Two articles published in the journal Science since late July — both co-authored by federal scientists — predicted that the global landscape could be transformed “without major reductions in greenhouse gas emissions” and declared that soaring temperatures worldwide bore humans’ “fingerprint.”
“With this administration, it’s almost as if this science is happening in another galaxy,” said Rachel Cleetus, policy director and lead economist for the Union of Concerned Scientists’ climate and energy program. “That feedback isn’t informing the policy.”
Administration officials say they take federal scientific findings into account when crafting energy policy — along with their interpretation of the law and President Trump’s agenda.

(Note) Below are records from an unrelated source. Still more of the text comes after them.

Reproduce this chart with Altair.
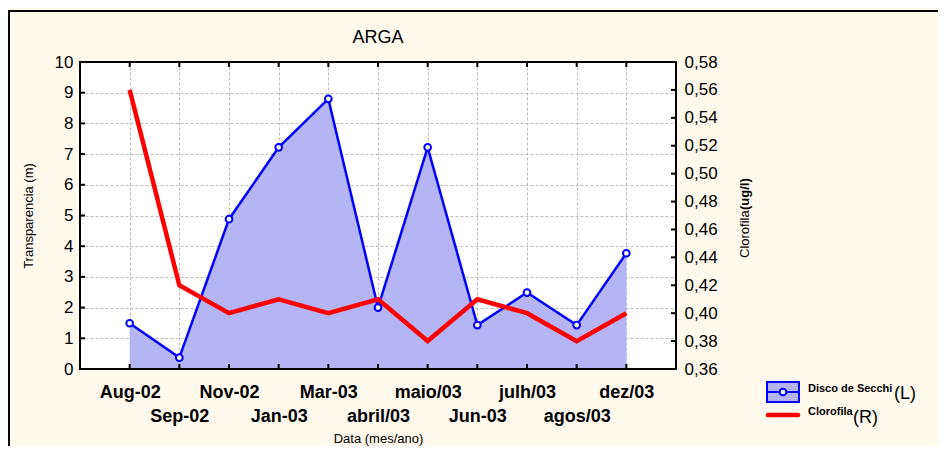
import json
import altair as alt
import pandas as pd

# ---------------- data ----------------
months = ["Aug-02", "Sep-02", "Nov-02", "Jan-03", "Mar-03", "abril/03",
          "maio/03", "Jun-03", "julh/03", "agos/03", "dez/03"]
secchi = [1.49, 0.37, 4.88, 7.22, 8.80, 2.00, 7.22, 1.43, 2.49, 1.43, 3.77]
clorofila = [0.56, 0.42, 0.40, 0.41, 0.40, 0.41, 0.38, 0.41, 0.40, 0.38, 0.40]
left_ticks = [0, 1, 2, 3, 4, 5, 6, 7, 8, 9, 10]
right_ticks = [0.36, 0.38, 0.40, 0.42, 0.44, 0.46, 0.48, 0.50, 0.52, 0.54, 0.56, 0.58]
second_row = months[1::2]

title_text = "ARGA"
x_title = "Data (mes/ano)"
y_left_title = "Transparencia (m)"
y_right_title_a = "Clorofila"
y_right_title_b = "(ug/l)"
legend_secchi = "Disco de Secchi"
legend_secchi_side = "(L)"
legend_cloro = "Clorofila"
legend_cloro_side = "(R)"

# ---------------- style ----------------
FONT = "Liberation Sans"
W, H = 596, 307
BLUE = "#0000FF"
RED = "#FF0000"
AREA = "#B5B5F5"
GRID = "#BDBDBD"

df = pd.DataFrame({"mes": months, "secchi": secchi, "clorofila": clorofila})
one = pd.DataFrame({"k": [0]})
ltick_df = pd.DataFrame({"v": left_ticks[1:-1]})
rtick_df = pd.DataFrame({"v": right_ticks[1:-1]})

xscale = alt.Scale(type="point", padding=1)
left_scale = alt.Scale(domain=[left_ticks[0], left_ticks[-1]], nice=False, zero=False)
right_scale = alt.Scale(domain=[right_ticks[0], right_ticks[-1]], nice=False, zero=False)

label_expr = "indexof(%s, datum.value) >= 0 ? ['', datum.label] : datum.label" % json.dumps(second_row)

x_axis = alt.Axis(
    title=x_title,
    labelExpr=label_expr,
    labelFont=FONT, labelFontSize=18, labelFontWeight="bold", labelColor="black",
    labelPadding=14, labelLineHeight=24, labelAngle=0, labelOverlap=False,
    ticks=False, domain=False,
    grid=True, gridColor=GRID, gridDash=[3, 2], gridWidth=1,
    titleFont=FONT, titleFontSize=13, titleFontWeight="normal", titleColor="black",
    titleX=W / 2, titleY=69, titleAlign="center", titleBaseline="middle",
)


def X():
    return alt.X("mes:N", sort=months, scale=xscale, axis=x_axis)


left_axis = alt.Axis(
    title=y_left_title, values=left_ticks, format="d",
    labelFont=FONT, labelFontSize=17, labelColor="black", labelPadding=7,
    labelOverlap=False, ticks=False, domain=False,
    grid=True, gridColor=GRID, gridDash=[3, 2], gridWidth=1,
    titleFont=FONT, titleFontSize=13, titleFontWeight="normal", titleColor="black",
    titleX=-52, titleY=H / 2, titleAngle=270, titleAlign="center", titleBaseline="middle",
)

right_axis = alt.Axis(
    orient="right", title=None, values=right_ticks,
    labelExpr="replace(format(datum.value, '.2f'), '.', ',')",
    labelFont=FONT, labelFontSize=17, labelColor="black", labelPadding=8,
    labelOverlap=False, ticks=False, domain=False, grid=False,
)

frame = alt.Chart(one).mark_rect(fillOpacity=0, stroke="black", strokeWidth=2).encode(
    x=alt.value(-71), x2=alt.value(W + 400), y=alt.value(-51), y2=alt.value(H + 200))

area = alt.Chart(df).mark_area(color=AREA, opacity=1).encode(
    x=X(), y=alt.Y("secchi:Q", scale=left_scale, axis=left_axis))

blue_line = alt.Chart(df).mark_line(color=BLUE, strokeWidth=2.5).encode(
    x=X(), y=alt.Y("secchi:Q", scale=left_scale, axis=None))

red_line = alt.Chart(df).mark_line(color=RED, strokeWidth=4.5).encode(
    x=X(), y=alt.Y("clorofila:Q", scale=right_scale, axis=right_axis))

points = alt.Chart(df).mark_point(shape="circle", filled=True, fill="white", stroke=BLUE,
                                  strokeWidth=2, size=45, opacity=1).encode(
    x=X(), y=alt.Y("secchi:Q", scale=left_scale, axis=None))

# inward ticks
tick_bottom = alt.Chart(df).mark_rule(color="black", strokeWidth=2).encode(
    x=X(), y=alt.value(H - 5), y2=alt.value(H))
tick_top = alt.Chart(df).mark_rule(color="black", strokeWidth=2).encode(
    x=X(), y=alt.value(0), y2=alt.value(5))
tick_left = alt.Chart(ltick_df).mark_rule(color="black", strokeWidth=2).encode(
    y=alt.Y("v:Q", scale=left_scale, axis=None), x=alt.value(0), x2=alt.value(5))
tick_right = alt.Chart(rtick_df).mark_rule(color="black", strokeWidth=2).encode(
    y=alt.Y("v:Q", scale=right_scale, axis=None), x=alt.value(W - 5), x2=alt.value(W))

border = alt.Chart(one).mark_rect(fillOpacity=0, stroke="black", strokeWidth=2).encode(
    x=alt.value(0), x2=alt.value(W), y=alt.value(0), y2=alt.value(H))

title = alt.Chart(one).mark_text(text=title_text, font=FONT, fontSize=18, color="black",
                                 align="center", baseline="middle").encode(
    x=alt.value(W / 2), y=alt.value(-24))

rt_a = alt.Chart(one).mark_text(text=y_right_title_a, font=FONT, fontSize=13, color="black",
                                angle=270, align="left", baseline="middle").encode(
    x=alt.value(665), y=alt.value(196))
rt_b = alt.Chart(one).mark_text(text=y_right_title_b, font=FONT, fontSize=13, color="black",
                                fontWeight="bold", angle=270, align="left", baseline="middle").encode(
    x=alt.value(665), y=alt.value(148))

# legend
lg_box = alt.Chart(one).mark_rect(fill=AREA, stroke=BLUE, strokeWidth=2).encode(
    x=alt.value(687), x2=alt.value(719), y=alt.value(320), y2=alt.value(340))
lg_bline = alt.Chart(one).mark_rule(color=BLUE, strokeWidth=2).encode(
    x=alt.value(687), x2=alt.value(719), y=alt.value(330))
lg_pt = alt.Chart(one).mark_point(shape="circle", filled=True, fill="white", stroke=BLUE,
                                  strokeWidth=2, size=45, opacity=1).encode(
    x=alt.value(703), y=alt.value(330))
lg_t1 = alt.Chart(one).mark_text(text=legend_secchi, font=FONT, fontSize=11, fontWeight="bold",
                                 color="black", align="left", baseline="alphabetic").encode(
    x=alt.value(728), y=alt.value(330))
lg_t1b = alt.Chart(one).mark_text(text=legend_secchi_side, font=FONT, fontSize=18,
                                  color="black", align="left", baseline="alphabetic").encode(
    x=alt.value(814), y=alt.value(337))
lg_red = alt.Chart(one).mark_rule(color=RED, strokeWidth=4.5, strokeCap="round").encode(
    x=alt.value(688), x2=alt.value(718), y=alt.value(353))
lg_t2 = alt.Chart(one).mark_text(text=legend_cloro, font=FONT, fontSize=11, fontWeight="bold",
                                 color="black", align="left", baseline="alphabetic").encode(
    x=alt.value(728), y=alt.value(353))
lg_t2b = alt.Chart(one).mark_text(text=legend_cloro_side, font=FONT, fontSize=18,
                                  color="black", align="left", baseline="alphabetic").encode(
    x=alt.value(773), y=alt.value(361))

chart = alt.layer(
    frame, area, blue_line, red_line, points,
    tick_bottom, tick_top, tick_left, tick_right, border,
    title, rt_a, rt_b,
    lg_box, lg_bline, lg_pt, lg_t1, lg_t1b, lg_red, lg_t2, lg_t2b,
).resolve_scale(y="independent").properties(
    width=W, height=H,
    padding={"left": 72, "top": 54, "right": 262, "bottom": 77},
    autosize=alt.AutoSizeParams(type="none"),
    background="#FFF9EE",
).configure_view(
    fill="white", stroke=None,
)

chart.save("out.html", embed_options={"renderer": "svg", "actions": False})
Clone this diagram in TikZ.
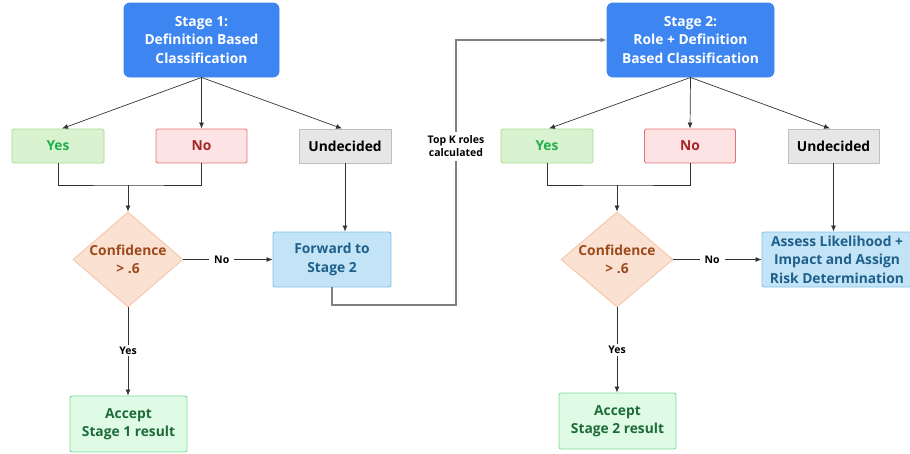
\documentclass[tikz,border=0pt]{standalone}
\usepackage{fontspec}
\setmainfont{Open Sans}
\usetikzlibrary{shapes.geometric,arrows.meta}
\definecolor{stageblue}{HTML}{3D85F0}
\definecolor{yesfill}{HTML}{D9F2D0}
\definecolor{yesdraw}{HTML}{A6DE93}
\definecolor{yestext}{HTML}{1FB04D}
\definecolor{nofill}{HTML}{FDE3E3}
\definecolor{nodraw}{HTML}{E57373}
\definecolor{notext}{HTML}{A52424}
\definecolor{udfill}{HTML}{E6E6E6}
\definecolor{uddraw}{HTML}{BFBFBF}
\definecolor{dmfill}{HTML}{FBE1D2}
\definecolor{dmdraw}{HTML}{F5C6A8}
\definecolor{dmtext}{HTML}{9C4A1C}
\definecolor{fwfill}{HTML}{C3E4F6}
\definecolor{fwdraw}{HTML}{7FC1E8}
\definecolor{fwtext}{HTML}{1F5F8B}
\definecolor{acfill}{HTML}{DFFBE6}
\definecolor{acdraw}{HTML}{80DB9B}
\definecolor{actext}{HTML}{1E6B3A}
\definecolor{linecol}{HTML}{333333}
\definecolor{graycol}{HTML}{808080}
\tikzset{
  x=1pt,y=-1pt,
  base/.style={draw,align=center,inner sep=0pt,font=\fontsize{13.8}{18.5}\selectfont\bfseries,line width=0.9pt},
  stagebox/.style={base,fill=stageblue,draw=stageblue,text=white,rounded corners=6pt,minimum height=74pt},
  yesbox/.style={base,fill=yesfill,draw=yesdraw,text=yestext,rounded corners=1.5pt,minimum width=92pt,minimum height=34pt},
  nobox/.style={base,fill=nofill,draw=nodraw,text=notext,rounded corners=1.5pt,minimum width=91pt,minimum height=34pt},
  udbox/.style={base,fill=udfill,draw=uddraw,text=black,minimum width=92pt,minimum height=34pt},
  dmbox/.style={diamond,draw=dmdraw,fill=dmfill,line width=0.9pt,inner sep=0pt,minimum width=110pt,minimum height=95pt},
  dmtxt/.style={align=center,inner sep=0pt,text=dmtext,font=\fontsize{13.8}{18.5}\selectfont\bfseries},
  fwbox/.style={base,fill=fwfill,draw=fwdraw,text=fwtext,rounded corners=2pt,minimum height=55pt},
  acbox/.style={base,fill=acfill,draw=acdraw,text=actext,rounded corners=2pt,minimum width=117pt,minimum height=56pt},
  arr/.style={draw=linecol,line width=0.7pt,-{Latex[length=6pt,width=5pt]}},
  ln/.style={draw=linecol,line width=0.7pt},
  garr/.style={draw=graycol,line width=1.2pt,-{Latex[length=6pt,width=5pt]}},
  lab/.style={fill=white,inner xsep=5pt,inner ysep=2pt,font=\fontsize{10.5}{13}\selectfont\bfseries,text=black,align=center},
}
\begin{document}
\begin{tikzpicture}
\useasboundingbox (0,0) rectangle (910,453);
% Stage 1
\node[stagebox,minimum width=155pt] (s1) at (201.5,40) {Stage 1:\\Definition Based\\Classification};
\node[yesbox] (y1) at (58,146) {Yes};
\node[nobox] (n1) at (201.5,146) {No};
\node[udbox] (u1) at (345,146) {Undecided};
\node[dmbox] (d1) at (128,259.5) {};
\node[dmtxt] (d1t) at (128,259.5) {Confidence\\> .6};
\node[fwbox,minimum width=118pt] (f1) at (332,259.5) {Forward to\\Stage 2};
\node[acbox] (a1) at (128.5,424) {Accept\\Stage 1 result};
% Stage 2
\node[stagebox,minimum width=167pt] (s2) at (690.5,40) {Stage 2:\\Role + Definition\\Based Classification};
\node[yesbox] (y2) at (547,146) {Yes};
\node[nobox] (n2) at (690,146) {No};
\node[udbox,minimum width=91pt] (u2) at (833.5,146) {Undecided};
\node[dmbox,minimum width=112pt] (d2) at (617,259.5) {};
\node[dmtxt] (d2t) at (617,259.5) {Confidence\\> .6};
\node[fwbox,minimum width=150pt] (r2) at (837,259.5) {Assess Likelihood +\\Impact and Assign\\Risk Determination};
\node[acbox] (a2) at (617.5,421) {Accept\\Stage 2 result};
% connectors stage 1
\draw[arr] (s1.south) -- ([xshift=4pt]y1.north);
\draw[arr] (s1.south) -- (n1.north);
\draw[arr] (s1.south) -- ([xshift=-3pt]u1.north);
\coordinate (m1) at (128,185);
\draw[ln] (y1.south) |- (m1) -| (n1.south);
\draw[arr] (m1) -- (d1.north);
\draw[arr] (u1.south) -- (u1.south |- f1.north);
\draw[arr] (d1.east) -- node[lab,pos=0.43] (no1) {No} (f1.west);
\draw[arr] (d1.south) -- node[lab,pos=0.49] (ye1) {Yes} (a1.north -| d1.south);
% forward to stage 2
\coordinate (k) at (456,305);
\draw[garr] (f1.south) |- (k) |- (s2.west);
\node[lab,inner xsep=2pt,inner ysep=4pt] (tk) at (456,146.5) {Top K roles\\calculated};
% connectors stage 2
\draw[arr] (s2.south) -- ([xshift=2pt]y2.north);
\draw[arr] (s2.south) -- (n2.north);
\draw[arr] (s2.south) -- ([xshift=-3.5pt]u2.north);
\coordinate (m2) at (617,185);
\draw[ln] (y2.south) |- (m2) -| (n2.south);
\draw[arr] (m2) -- (d2.north);
\draw[arr] (u2.south) -- (u2.south |- r2.north);
\draw[arr] (d2.east) -- node[lab,pos=0.44] (no2) {No} (r2.west);
\draw[arr] (d2.south) -- node[lab,pos=0.5] (ye2) {Yes} (a2.north -| d2.south);
\end{tikzpicture}
\end{document}
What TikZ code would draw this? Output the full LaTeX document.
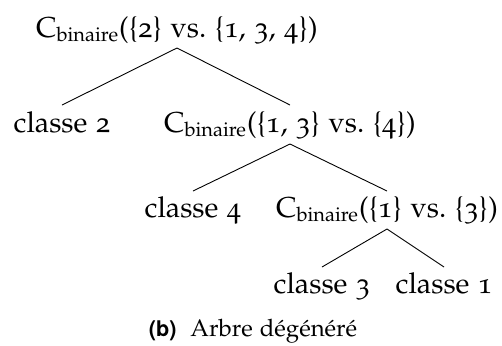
\documentclass[tikz,border=0pt]{standalone}
\usepackage{fontspec}
\newfontfamily\capsans{TeX Gyre Heros}
\usepackage[T1]{fontenc}
\usepackage[osf]{mathpazo}
\begin{document}
\begin{tikzpicture}[x=0.5pt,y=-0.5pt,
  lbl/.style={inner sep=0pt, anchor=base, font=\fontsize{14.4}{17}\selectfont},
  captext/.style={inner sep=0pt, anchor=base, font=\fontsize{12}{14}\selectfont},
  edge/.style={line width=0.45pt}]
\useasboundingbox (0,0) rectangle (502,345);
\newcommand{\cbin}{C$_{\mathrm{binaire}}$}
\node[lbl] (r) at (177,37) {\cbin(\{2\} vs.\ \{1, 3, 4\})};
\node[lbl] (c2) at (62,132) {classe 2};
\node[lbl] (n2) at (290,132) {\cbin(\{1, 3\} vs.\ \{4\})};
\node[lbl] (c4) at (193,217) {classe 4};
\node[lbl] (n3) at (387,217) {\cbin(\{1\} vs.\ \{3\})};
\node[lbl] (c3) at (322,293) {classe 3};
\node[lbl] (c1) at (444,293) {classe 1};
\node[captext] (caption) at (253,336) {{\capsans\bfseries\fontsize{10.8}{13}\selectfont (b)}\ \ Arbre d\'eg\'en\'er\'e};
\draw[edge] ([yshift=-5.5pt]r.base) -- ([yshift=13.5pt]c2.base);
\draw[edge] ([yshift=-5.5pt]r.base) -- ([yshift=13.5pt]n2.base);
\draw[edge] ([yshift=-6pt]n2.base) -- ([yshift=13pt]c4.base);
\draw[edge] ([yshift=-6pt]n2.base) -- ([yshift=13pt]n3.base);
\draw[edge] ([yshift=-6pt]n3.base) -- ([yshift=13pt]c3.base);
\draw[edge] ([yshift=-6pt]n3.base) -- ([yshift=13pt]c1.base);
\end{tikzpicture}
\end{document}
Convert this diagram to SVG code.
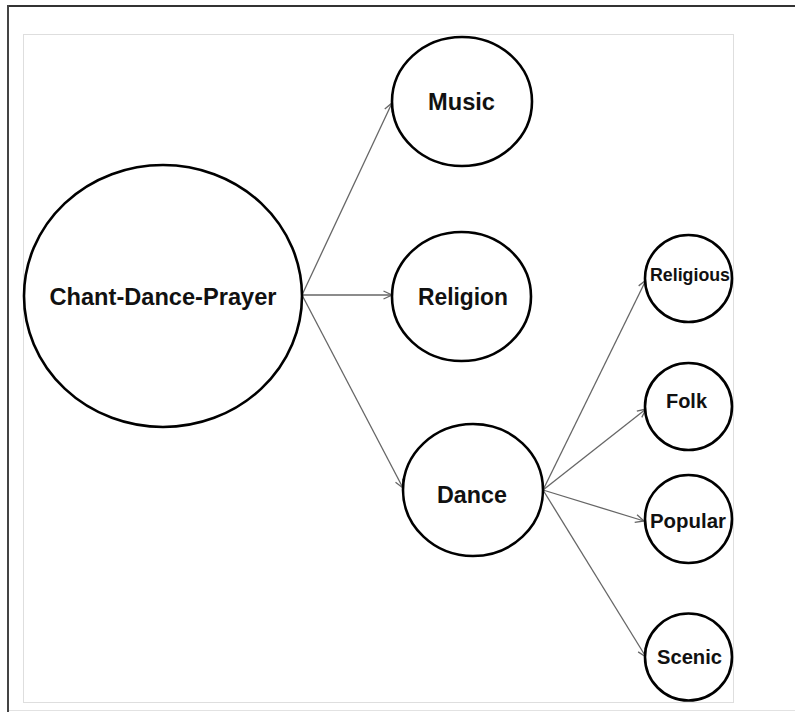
<svg xmlns="http://www.w3.org/2000/svg" width="795" height="712" viewBox="0 0 795 712">
<style>
.node ellipse{fill:#fff;stroke:#000;stroke-width:2.6}
.node text{font-family:"Liberation Sans",Arial,sans-serif;font-weight:bold;fill:#111;text-anchor:middle}
.conn line{stroke:#666;stroke-width:1.3;fill:none;marker-end:url(#arr)}
</style>
<defs>
<marker id="arr" viewBox="0 0 10 10" refX="9.5" refY="5" markerWidth="10" markerHeight="10" markerUnits="userSpaceOnUse" orient="auto">
<path d="M1,1 L9.5,5 L1,9" fill="none" stroke="#666" stroke-width="1.3"/>
</marker>
</defs>
<rect width="795" height="712" fill="#fff"/>
<g id="frame">
<line x1="8" y1="6" x2="795" y2="6" stroke="#333" stroke-width="2"/>
<line x1="8" y1="5" x2="8" y2="712" stroke="#444" stroke-width="2"/>
<line x1="9" y1="710.5" x2="795" y2="710.5" stroke="#e2e2e2" stroke-width="1"/>
<rect x="23.5" y="34.5" width="710" height="668" fill="none" stroke="#dedede" stroke-width="1"/>
</g>
<g id="connectors" class="conn">
<line x1="302" y1="295" x2="392" y2="103"/>
<line x1="302" y1="295" x2="392" y2="295"/>
<line x1="302" y1="295" x2="403" y2="488"/>
<line x1="543" y1="490" x2="646" y2="280"/>
<line x1="543" y1="490" x2="646" y2="409"/>
<line x1="543" y1="490" x2="644" y2="521"/>
<line x1="543" y1="490" x2="646" y2="657"/>
</g>
<g id="node-chant" class="node">
<ellipse cx="163" cy="296" rx="139" ry="131"/>
<text x="163" y="305" font-size="23" textLength="227" lengthAdjust="spacingAndGlyphs">Chant-Dance-Prayer</text>
</g>
<g id="node-music" class="node">
<ellipse cx="462" cy="101.5" rx="70" ry="64.5"/>
<text x="461.5" y="110" font-size="23" textLength="67" lengthAdjust="spacingAndGlyphs">Music</text>
</g>
<g id="node-religion" class="node">
<ellipse cx="461.5" cy="296.5" rx="69.5" ry="64.5"/>
<text x="463" y="305" font-size="23" textLength="90" lengthAdjust="spacingAndGlyphs">Religion</text>
</g>
<g id="node-dance" class="node">
<ellipse cx="473" cy="490" rx="70" ry="66"/>
<text x="472" y="503" font-size="23" textLength="70" lengthAdjust="spacingAndGlyphs">Dance</text>
</g>
<g id="node-religious" class="node">
<ellipse cx="688.5" cy="278.5" rx="43.5" ry="43.5"/>
<text x="690" y="281" font-size="18" textLength="80" lengthAdjust="spacingAndGlyphs">Religious</text>
</g>
<g id="node-folk" class="node">
<ellipse cx="688.5" cy="406.5" rx="43.5" ry="43.5"/>
<text x="686.5" y="408" font-size="20" textLength="41" lengthAdjust="spacingAndGlyphs">Folk</text>
</g>
<g id="node-popular" class="node">
<ellipse cx="688.5" cy="519" rx="43.5" ry="44"/>
<text x="688" y="528" font-size="20" textLength="76" lengthAdjust="spacingAndGlyphs">Popular</text>
</g>
<g id="node-scenic" class="node">
<ellipse cx="688.5" cy="657" rx="43.5" ry="43.5"/>
<text x="689.5" y="664" font-size="20" textLength="65" lengthAdjust="spacingAndGlyphs">Scenic</text>
</g>
</svg>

The EPA’s acting administrator, Andrew Wheeler, has been among the Trump officials who have noted that U.S. emissions of carbon dioxide and other pollutants have fallen over time.
But the debate comes after a troubling summer of devastating wildfires, record-breaking heat and a catastrophic hurricane — each of which, federal scientists say, signals a warming world.
Some Democratic elected officials, such as Washington Gov. Jay Inslee, said Americans are starting to recognize these events as evidence of climate change. On Feb. 25, Inslee met privately with several Cabinet officials, including then-EPA chief Scott Pruitt, and Western state governors. Inslee accused them of engaging in “morally reprehensible” behavior that threatened his children and grandchildren, according to four meeting participants, who spoke on the condition of anonymity to provide details of the private conversation.
In an interview, Inslee said that the ash from wildfires that covered Washington residents’ car hoods this summer, and the acrid smoke that filled their air, has made more voters of both parties grasp the real-world implications of climate change.
“There is anger in my state about the administration’s failure to protect us,” he said. “When you taste it on your tongue, it’s a reality.”